_MATERIAL PROVIDED:_
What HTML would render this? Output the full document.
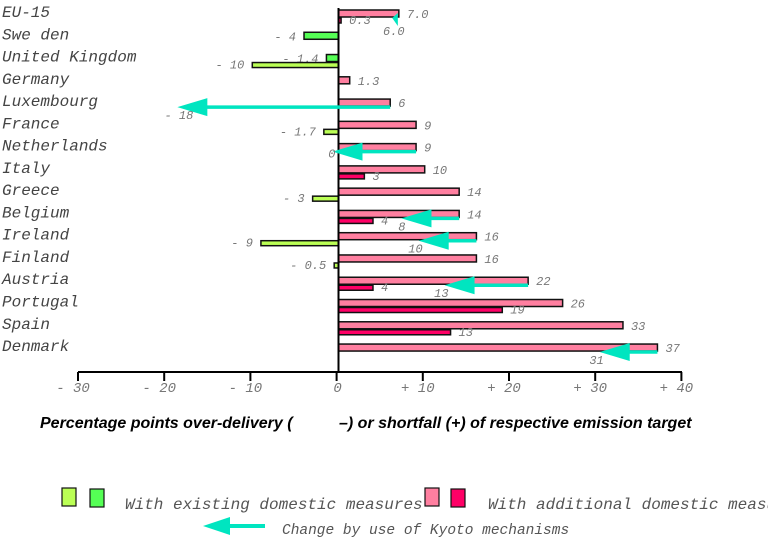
<!DOCTYPE html>
<html><head><style>
html,body{margin:0;padding:0;background:#fff;}
svg{display:block;}
.c{font-family:"Liberation Mono",monospace;font-style:italic;font-size:16px;fill:#444;}
.v{font-family:"Liberation Mono",monospace;font-style:italic;font-size:12px;fill:#777;}
.a{font-family:"Liberation Mono",monospace;font-style:italic;font-size:14px;fill:#777;}
.t{font-family:"Liberation Sans",sans-serif;font-style:italic;font-weight:bold;font-size:16px;fill:#000;}
.l{font-family:"Liberation Mono",monospace;font-style:italic;font-size:16px;fill:#555;}
.l2{font-family:"Liberation Mono",monospace;font-style:italic;font-size:14.5px;fill:#555;}
</style></head><body>
<svg width="768" height="537" viewBox="0 0 768 537" xmlns="http://www.w3.org/2000/svg">
<g id="chart"></g>
<script>
(function(){
var ns="http://www.w3.org/2000/svg",g=document.getElementById("chart");
function el(t,a,txt){var e=document.createElementNS(ns,t);for(var k in a)e.setAttribute(k,a[k]);if(txt!=null)e.textContent=txt;g.appendChild(e);return e;}
var z=338.5,k=8.62;function X(v){return z+v*k;}
var LP="#ff7fa0",DP="#ff0066",LG="#bbff55",DG="#55ff55",CY="#00e5c0";
var rows=[
["EU-15",[7.0,LP,"7.0"],[0.3,DP,"0.3"],[7,6,"6.0"]],
["Swe den",[-4,DG,"- 4"],null,null],
["United Kingdom",[-1.4,DG,"- 1.4"],[-10,LG,"- 10"],null],
["Germany",[1.3,LP,"1.3"],null,null],
["Luxembourg",[6,LP,"6"],null,[6,-18,"- 18"]],
["France",[9,LP,"9"],[-1.7,LG,"- 1.7"],null],
["Netherlands",[9,LP,"9"],null,[9,0,"0"]],
["Italy",[10,LP,"10"],[3,DP,"3"],null],
["Greece",[14,LP,"14"],[-3,LG,"- 3"],null],
["Belgium",[14,LP,"14"],[4,DP,"4"],[14,8,"8"]],
["Ireland",[16,LP,"16"],[-9,LG,"- 9"],[16,10,"10"]],
["Finland",[16,LP,"16"],[-0.5,LG,"- 0.5"],null],
["Austria",[22,LP,"22"],[4,DP,"4"],[22,13,"13"]],
["Portugal",[26,LP,"26"],[19,DP,"19"],null],
["Spain",[33,LP,"33"],[13,DP,"13"],null],
["Denmark",[37,LP,"37"],null,[37,31,"31"]]
];
function bar(b,y,h){var x0=X(0),x1=X(b[0]);var x=Math.min(x0,x1),w=Math.abs(x1-x0);
el("rect",{x:x,y:y,width:Math.max(w,2),height:h,fill:b[1],stroke:"#111","stroke-width":1.5});
var tx=b[0]>=0?x1+8:x1-8;el("text",{x:tx,y:y+h+1,"class":"v","text-anchor":b[0]>=0?"start":"end"},b[2]);}
var arrows=[];
rows.forEach(function(r,i){var yc=12+22.27*i;
el("text",{x:2,y:yc+5,"class":"c"},r[0]);
if(r[1])bar(r[1],yc-2,7);
if(r[2])bar(r[2],yc+6,5);
if(r[3])arrows.push([r[3],yc]);});
el("line",{x1:z,y1:8,x2:z,y2:372,stroke:"#000","stroke-width":2});
arrows.forEach(function(a){var d=a[0],yc=a[1],ay=yc+6;var tip=X(d[1])-6,st=X(d[0]);
if(d[0]-d[1]<2){el("polygon",{points:(X(7)-1)+","+(yc+1)+" "+(X(7)-1)+","+(yc+14)+" "+(X(6)+2)+","+(yc+6),fill:CY});
el("text",{x:383,y:35,"class":"v"},d[2]);return;}
el("line",{x1:tip+25,y1:ay,x2:st,y2:ay,stroke:CY,"stroke-width":3.5});
el("polygon",{points:tip+","+ay+" "+(tip+30)+","+(ay-9)+" "+(tip+30)+","+(ay+9),fill:CY});
var lx=d[1]==-18?X(-18)+10:(d[1]==0?X(0)-3:tip+4);
el("text",{x:lx,y:ay+(d[1]==0?6:12),"class":"v","text-anchor":"end"},d[2]);});
el("line",{x1:78,y1:372,x2:682,y2:372,stroke:"#000","stroke-width":2});
var labs=["- 30","- 20","- 10","0","+ 10","+ 20","+ 30","+ 40"];
for(var j=0;j<8;j++){var tx=78+86.2*j;el("line",{x1:tx,y1:372,x2:tx,y2:381,stroke:"#000","stroke-width":2});
el("text",{x:j==3?tx+1:tx-5,y:392,"class":"a","text-anchor":"middle"},labs[j]);}
el("text",{x:40,y:428,"class":"t"},"Percentage points over-delivery (");
el("text",{x:339,y:428,"class":"t"},"\u2013) or shortfall (+) of respective emission target");
el("rect",{x:62,y:488,width:14,height:18,fill:LG,stroke:"#111","stroke-width":1.2});
el("rect",{x:90,y:489,width:14,height:18,fill:DG,stroke:"#111","stroke-width":1.2});
el("text",{x:125,y:509,"class":"l"},"With existing domestic measures");
el("rect",{x:425,y:488,width:14,height:18,fill:LP,stroke:"#111","stroke-width":1.2});
el("rect",{x:451,y:489,width:14,height:18,fill:DP,stroke:"#111","stroke-width":1.2});
el("text",{x:488,y:509,"class":"l"},"With additional domestic measures");
el("line",{x1:225,y1:526,x2:265,y2:526,stroke:CY,"stroke-width":4});
el("polygon",{points:"203,526 230,517 230,535",fill:CY});
el("text",{x:282,y:534,"class":"l2"},"Change by use of Kyoto mechanisms");
})();
</script>
</svg>
</body></html>
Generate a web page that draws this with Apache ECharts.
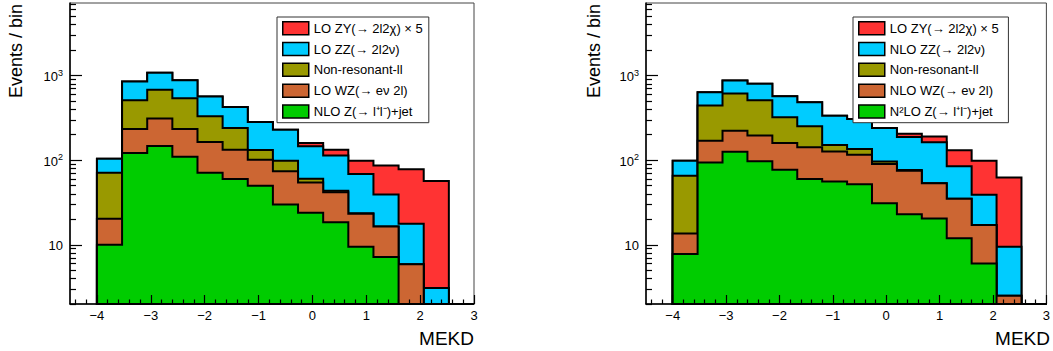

_WHAT YOU HAVE TO DO:_ Leave out the pictures and repeat everything else in the records exactly.

_EXERCISE ANSWER:_
What HTML would render this? Output the full document.
<!DOCTYPE html>
<html><head><style>
html,body{margin:0;padding:0;background:#fff;}
svg{display:block;}
.c{font-family:"Liberation Mono",monospace;font-style:italic;font-size:16px;fill:#444;}
.v{font-family:"Liberation Mono",monospace;font-style:italic;font-size:12px;fill:#777;}
.a{font-family:"Liberation Mono",monospace;font-style:italic;font-size:14px;fill:#777;}
.t{font-family:"Liberation Sans",sans-serif;font-style:italic;font-weight:bold;font-size:16px;fill:#000;}
.l{font-family:"Liberation Mono",monospace;font-style:italic;font-size:16px;fill:#555;}
.l2{font-family:"Liberation Mono",monospace;font-style:italic;font-size:14.5px;fill:#555;}
</style></head><body>
<svg width="768" height="537" viewBox="0 0 768 537" xmlns="http://www.w3.org/2000/svg">
<g id="chart"></g>
<script>
(function(){
var ns="http://www.w3.org/2000/svg",g=document.getElementById("chart");
function el(t,a,txt){var e=document.createElementNS(ns,t);for(var k in a)e.setAttribute(k,a[k]);if(txt!=null)e.textContent=txt;g.appendChild(e);return e;}
var z=338.5,k=8.62;function X(v){return z+v*k;}
var LP="#ff7fa0",DP="#ff0066",LG="#bbff55",DG="#55ff55",CY="#00e5c0";
var rows=[
["EU-15",[7.0,LP,"7.0"],[0.3,DP,"0.3"],[7,6,"6.0"]],
["Swe den",[-4,DG,"- 4"],null,null],
["United Kingdom",[-1.4,DG,"- 1.4"],[-10,LG,"- 10"],null],
["Germany",[1.3,LP,"1.3"],null,null],
["Luxembourg",[6,LP,"6"],null,[6,-18,"- 18"]],
["France",[9,LP,"9"],[-1.7,LG,"- 1.7"],null],
["Netherlands",[9,LP,"9"],null,[9,0,"0"]],
["Italy",[10,LP,"10"],[3,DP,"3"],null],
["Greece",[14,LP,"14"],[-3,LG,"- 3"],null],
["Belgium",[14,LP,"14"],[4,DP,"4"],[14,8,"8"]],
["Ireland",[16,LP,"16"],[-9,LG,"- 9"],[16,10,"10"]],
["Finland",[16,LP,"16"],[-0.5,LG,"- 0.5"],null],
["Austria",[22,LP,"22"],[4,DP,"4"],[22,13,"13"]],
["Portugal",[26,LP,"26"],[19,DP,"19"],null],
["Spain",[33,LP,"33"],[13,DP,"13"],null],
["Denmark",[37,LP,"37"],null,[37,31,"31"]]
];
function bar(b,y,h){var x0=X(0),x1=X(b[0]);var x=Math.min(x0,x1),w=Math.abs(x1-x0);
el("rect",{x:x,y:y,width:Math.max(w,2),height:h,fill:b[1],stroke:"#111","stroke-width":1.5});
var tx=b[0]>=0?x1+8:x1-8;el("text",{x:tx,y:y+h+1,"class":"v","text-anchor":b[0]>=0?"start":"end"},b[2]);}
var arrows=[];
rows.forEach(function(r,i){var yc=12+22.27*i;
el("text",{x:2,y:yc+5,"class":"c"},r[0]);
if(r[1])bar(r[1],yc-2,7);
if(r[2])bar(r[2],yc+6,5);
if(r[3])arrows.push([r[3],yc]);});
el("line",{x1:z,y1:8,x2:z,y2:372,stroke:"#000","stroke-width":2});
arrows.forEach(function(a){var d=a[0],yc=a[1],ay=yc+6;var tip=X(d[1])-6,st=X(d[0]);
if(d[0]-d[1]<2){el("polygon",{points:(X(7)-1)+","+(yc+1)+" "+(X(7)-1)+","+(yc+14)+" "+(X(6)+2)+","+(yc+6),fill:CY});
el("text",{x:383,y:35,"class":"v"},d[2]);return;}
el("line",{x1:tip+25,y1:ay,x2:st,y2:ay,stroke:CY,"stroke-width":3.5});
el("polygon",{points:tip+","+ay+" "+(tip+30)+","+(ay-9)+" "+(tip+30)+","+(ay+9),fill:CY});
var lx=d[1]==-18?X(-18)+10:(d[1]==0?X(0)-3:tip+4);
el("text",{x:lx,y:ay+(d[1]==0?6:12),"class":"v","text-anchor":"end"},d[2]);});
el("line",{x1:78,y1:372,x2:682,y2:372,stroke:"#000","stroke-width":2});
var labs=["- 30","- 20","- 10","0","+ 10","+ 20","+ 30","+ 40"];
for(var j=0;j<8;j++){var tx=78+86.2*j;el("line",{x1:tx,y1:372,x2:tx,y2:381,stroke:"#000","stroke-width":2});
el("text",{x:j==3?tx+1:tx-5,y:392,"class":"a","text-anchor":"middle"},labs[j]);}
el("text",{x:40,y:428,"class":"t"},"Percentage points over-delivery (");
el("text",{x:339,y:428,"class":"t"},"\u2013) or shortfall (+) of respective emission target");
el("rect",{x:62,y:488,width:14,height:18,fill:LG,stroke:"#111","stroke-width":1.2});
el("rect",{x:90,y:489,width:14,height:18,fill:DG,stroke:"#111","stroke-width":1.2});
el("text",{x:125,y:509,"class":"l"},"With existing domestic measures");
el("rect",{x:425,y:488,width:14,height:18,fill:LP,stroke:"#111","stroke-width":1.2});
el("rect",{x:451,y:489,width:14,height:18,fill:DP,stroke:"#111","stroke-width":1.2});
el("text",{x:488,y:509,"class":"l"},"With additional domestic measures");
el("line",{x1:225,y1:526,x2:265,y2:526,stroke:CY,"stroke-width":4});
el("polygon",{points:"203,526 230,517 230,535",fill:CY});
el("text",{x:282,y:534,"class":"l2"},"Change by use of Kyoto mechanisms");
})();
</script>
</svg>
</body></html>
Generate a web page that draws this with Apache ECharts.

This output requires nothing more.